Inquiri merupakan pembelajaran untuk dapat berpikir nyata dan kritis dalam
menyikapinya. Biasanya untuk inkuiri ini berbentuk kasus untuk dianalisis
berdasarkan teori yang ada.
Questioning
Berguna
bagi guru untuk: mendorong, membimbing dan menilai peserta didik; menggali
informasi tentang pemahaman, perhatian, dan pengetahuan peserta didik. Berguna
bagi peserta didik sebagai salah satu teknik dan strategi belajar. Jika
pertanyaan bagus maka akan memberikan rasa ingin tahu kepada peserta didik.
Learning
Community
Dilakukan
melalui pembelajaran kolaboratif. Belajar dilakukan dalam kelompok-kelompok
kecil sehingga kemampuan sosial dan komunikasi berkembang.
Modelling
Berguna
sebagai contoh yang baik yang dapat ditiru oleh peserta didik seperti cara
menggali informasi, demonstrasi, dan lain-lain. Pemodelan ini dapat dilakukan
oleh guru (sebagai teladan), peserta didik, dan tokoh lain.
Reflection
Yaitu
tentang cara berpikir apa yang baru dipelajari. Sehingga ada respon terhadap
kejadian, aktivitas/pengetahuan yang baru. Hasilnya nanti merupakan konstruksi
pengetahuan yang baru. Bentuknya dapat berupa kesan, catatan atau hasil karya
yang dapat memberikan imbal balik.
Autentic
Assesment
Yaitu
menilai sikap, pengetahuan, dan ketrampilan. Hal iuni berlangsung selama proses
pembelajaran secara terintegras. Pada unsur ini dapat dilakukan melalui
berbagai cara yaitu test dan non-test. Alternative bentuk yang dapat dilakukan
kinerja, observasi, portofolio, dan/atau jurnal
Seorang
ahli yang bernama Carl R Rogers (1951) mengajukan konsep pembelajaran laian
daripada konsep pembelajaran konstektual yaitu “Student Centered Learning” yang
intinya yaitu :
1.
Kita tidak bisa mengajar orang lain tetapi kita hanya bisa menfasilitasi
belajarnya.
2.
Seseorang akan belajar secarasignifikan hanya pada hal-hal yang dapat
memperkuat/menumbuhkan “self”nya.
3.
Manusia tidak bisa belajar kalau berada dibawah tekanan.
4.
Pendidikan akan membelajarkan peserta didik secara signifkan bila tidak ada
tekanan terhadap peserta didik, dan adanya perbedaan persepsi/pendapat
difasilitasi/diakomodir.
Dari
kedua konsep tersebut memang tidak ada yang salah dalam pembelajaran. Biasanya
yang terjadi kekeliruan adalah pada saat prakteknya. Banyak pengajar yang
mempraktekkan sesuka dirinya sehingga jika dikatakan seorang pengajar itu hanya
menggunakan satu konsep, itu merupakan pernyataan yang salah. Banyak para
pengajar yang menggunakan kombinasi berbagai konsep. Hal ini agar menunjang
pembelajaran yang baik dan agar bisa di mengerti oleh siswanya dengan baik.

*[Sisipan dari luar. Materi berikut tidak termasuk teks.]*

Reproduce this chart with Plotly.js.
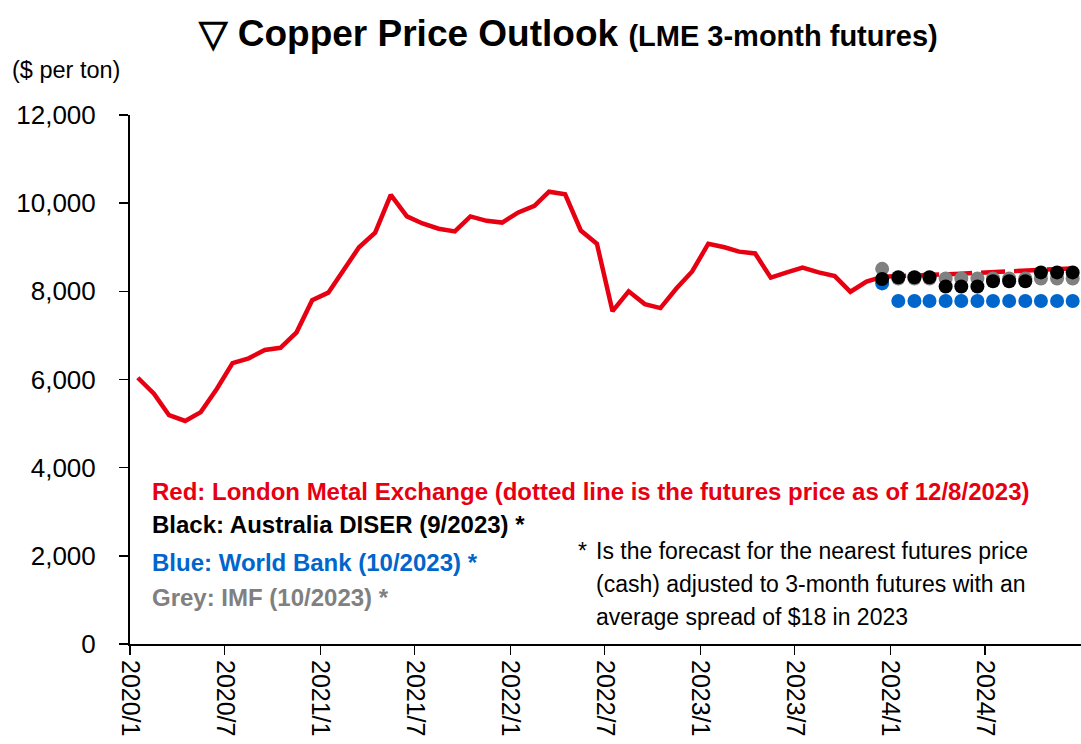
<!DOCTYPE html>
<html>
<head>
<meta charset="utf-8">
<script src="https://cdn.plot.ly/plotly-3.0.1.min.js"></script>
<style>
  html, body { margin: 0; padding: 0; background: #fff; }
  #chart { width: 1081px; height: 744px; }
</style>
</head>
<body>
<div id="chart"></div>
<script>
// monthly points sit in the middle of each month, ticks on the 1st
var lmeMonths = [
  "2020-01","2020-02","2020-03","2020-04","2020-05","2020-06","2020-07","2020-08","2020-09","2020-10","2020-11","2020-12",
  "2021-01","2021-02","2021-03","2021-04","2021-05","2021-06","2021-07","2021-08","2021-09","2021-10","2021-11","2021-12",
  "2022-01","2022-02","2022-03","2022-04","2022-05","2022-06","2022-07","2022-08","2022-09","2022-10","2022-11","2022-12",
  "2023-01","2023-02","2023-03","2023-04","2023-05","2023-06","2023-07","2023-08","2023-09","2023-10","2023-11","2023-12"
];
var lmePrice = [
  6040, 5680, 5190, 5060, 5260, 5790, 6370, 6480, 6670, 6720, 7070, 7800,
  7970, 8520, 9000, 9330, 10190, 9700, 9540, 9420, 9360, 9700, 9600, 9560,
  9790, 9940, 10260, 10200, 9380, 9080, 7550, 8000, 7710, 7620, 8070, 8450,
  9080, 9000, 8900, 8860, 8310, 8430, 8536, 8430, 8346, 7990, 8220, 8330
];

var forecastMonths = ["2023-12","2024-01","2024-02","2024-03","2024-04","2024-05","2024-06",
                      "2024-07","2024-08","2024-09","2024-10","2024-11","2024-12"];
var futuresPrice = [8330, 8340, 8350, 8360, 8380, 8400, 8420, 8440, 8460, 8480, 8490, 8500, 8520];
var diserForecast = [8280, 8320, 8320, 8320, 8110, 8110, 8110, 8230, 8230, 8230, 8430, 8430, 8430];
var worldBankForecast = [8180, 7780, 7780, 7780, 7780, 7780, 7780, 7780, 7780, 7780, 7780, 7780, 7780];
var imfForecast = [8510, 8290, 8290, 8290, 8290, 8290, 8290, 8290, 8290, 8290, 8290, 8290, 8290];

var tickDates = ["2020-01-01","2020-07-01","2021-01-01","2021-07-01","2022-01-01","2022-07-01",
                 "2023-01-01","2023-07-01","2024-01-01","2024-07-01"];
var tickLabels = ["2020/1","2020/7","2021/1","2021/7","2022/1","2022/7","2023/1","2023/7","2024/1","2024/7"];

function midMonth(m) { return m + "-16"; }

var FONT = "Liberation Sans Narrow, Arial Narrow, Liberation Sans, Arial, sans-serif";
var RED = "#E60012", BLUE = "#0066CC", GREY = "#808080";

var traces = [
  { x: lmeMonths.map(midMonth), y: lmePrice, type: "scatter", mode: "lines",
    line: { color: RED, width: 4.5 } },
  { x: forecastMonths.map(midMonth), y: futuresPrice, type: "scatter", mode: "lines",
    line: { color: RED, width: 4.5, dash: "24px,9px" } },
  { x: forecastMonths.map(midMonth), y: worldBankForecast, type: "scatter", mode: "markers",
    marker: { color: BLUE, size: 14 } },
  { x: forecastMonths.map(midMonth), y: imfForecast, type: "scatter", mode: "markers",
    marker: { color: GREY, size: 14 } },
  { x: forecastMonths.map(midMonth), y: diserForecast, type: "scatter", mode: "markers",
    marker: { color: "#000000", size: 14 } }
];

function note(text, x, y, color, size, bold) {
  return { text: bold ? "<b>" + text + "</b>" : text, xref: "paper", yref: "paper",
    x: x, y: y, xanchor: "left", yanchor: "middle", showarrow: false,
    font: { family: FONT, size: size, color: color } };
}

var layout = {
  width: 1081, height: 744,
  margin: { l: 130, r: 0, t: 115, b: 100 },
  paper_bgcolor: "#fff", plot_bgcolor: "#fff",
  showlegend: false,
  font: { family: FONT, color: "#000" },
  title: {
    text: "<b>▽ Copper Price Outlook <span style='font-size:29px'>(LME 3-month futures)</span></b>",
    x: 0.526, xanchor: "center", y: 0.956, yanchor: "middle",
    font: { family: FONT, size: 37, color: "#000" }
  },
  xaxis: {
    type: "date", range: ["2020-01-01", "2025-01-01"],
    tickvals: tickDates, ticktext: tickLabels, tickangle: 90,
    ticks: "outside", ticklen: 9, tickwidth: 1.5, tickcolor: "#000",
    showline: true, linecolor: "#000", linewidth: 2,
    showgrid: false, zeroline: false,
    tickfont: { family: FONT, size: 25, color: "#000" }
  },
  yaxis: {
    range: [0, 12000], tickvals: [0, 2000, 4000, 6000, 8000, 10000, 12000],
    tickformat: ",", ticks: "outside", ticklen: 9, tickwidth: 1.5, tickcolor: "#000",
    ticklabelstandoff: 18,
    showline: true, linecolor: "#000", linewidth: 2,
    showgrid: false, zeroline: false,
    tickfont: { family: FONT, size: 26, color: "#000" }
  },
  annotations: [
    note("($ per ton)", -0.126, 1.085, "#000", 23.5, false),
    note("Red: London Metal Exchange (dotted line is the futures price as of 12/8/2023)", 0.021, 0.289, RED, 24, true),
    note("Black: Australia DISER (9/2023) *", 0.021, 0.225, "#000", 24, true),
    note("Blue: World Bank (10/2023) *", 0.021, 0.155, BLUE, 24, true),
    note("Grey: IMF (10/2023) *", 0.021, 0.088, GREY, 24, true),
    note("*", 0.469, 0.176, "#000", 23, false),
    note("Is the forecast for the nearest futures price", 0.488, 0.176, "#000", 23, false),
    note("(cash) adjusted to 3-month futures with an", 0.488, 0.113, "#000", 23, false),
    note("average spread of $18 in 2023", 0.488, 0.051, "#000", 23, false)
  ]
};

Plotly.newPlot("chart", traces, layout, { displayModeBar: false, staticPlot: true });
</script>
</body>
</html>
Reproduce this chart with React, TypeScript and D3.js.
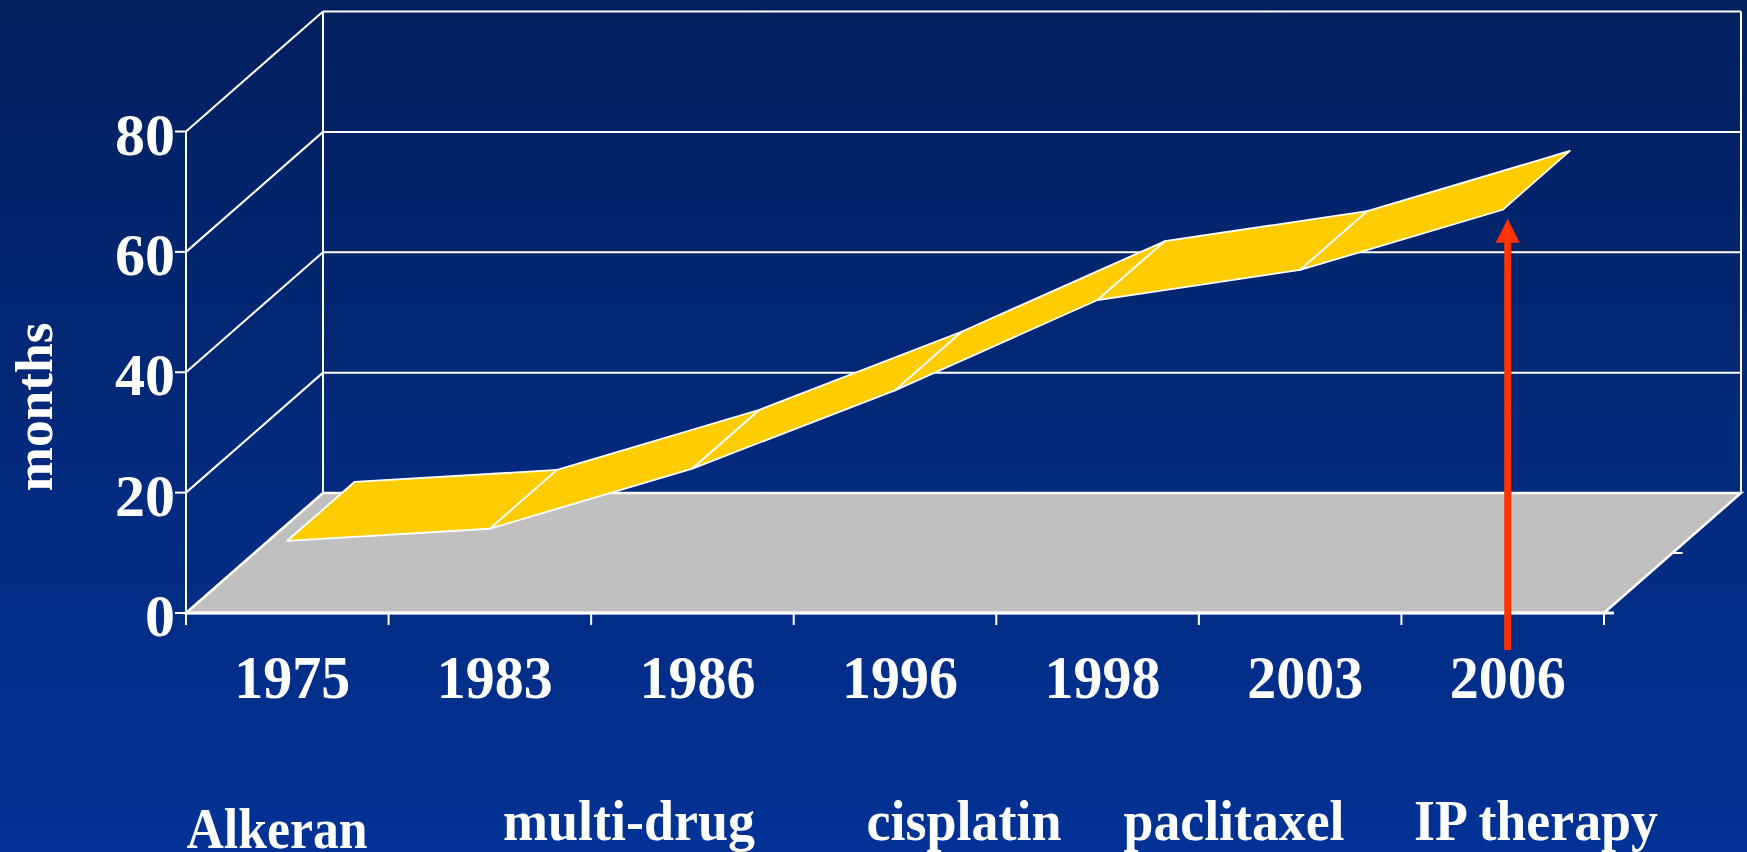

Ketika seorang pengajar menggunakan konsep terdiri hanya satu itupun sebenarnya
tidak salah, karena banyak sekali pengajar yang mengajar dengan konsep sama
tetapi terjadi perbedaan di teknik-teknik pembelajarannya. Maka haruslah
dimengerti untuk konsep ini bebas dilakukan oleh pengajar apakah mimilih satu
atau dua konsep.
- PENUTUP
Dari
berbagai penjelasan mengenai Teori,prinsip dan konsep pembelajaran ternyata
merupakan hal yang beraneka ragam di pembelajaran. Sehingga hal ini perlu
dihubungkan dan dikaitkan agar bisa menjadi sebuah kesatuan pembelajaran yang
kreatif dan menyenangkan. Karena hal itulah yang menjadi cita-cita setiap
pembelajaran agar lebih mutunya daripada yang lalu.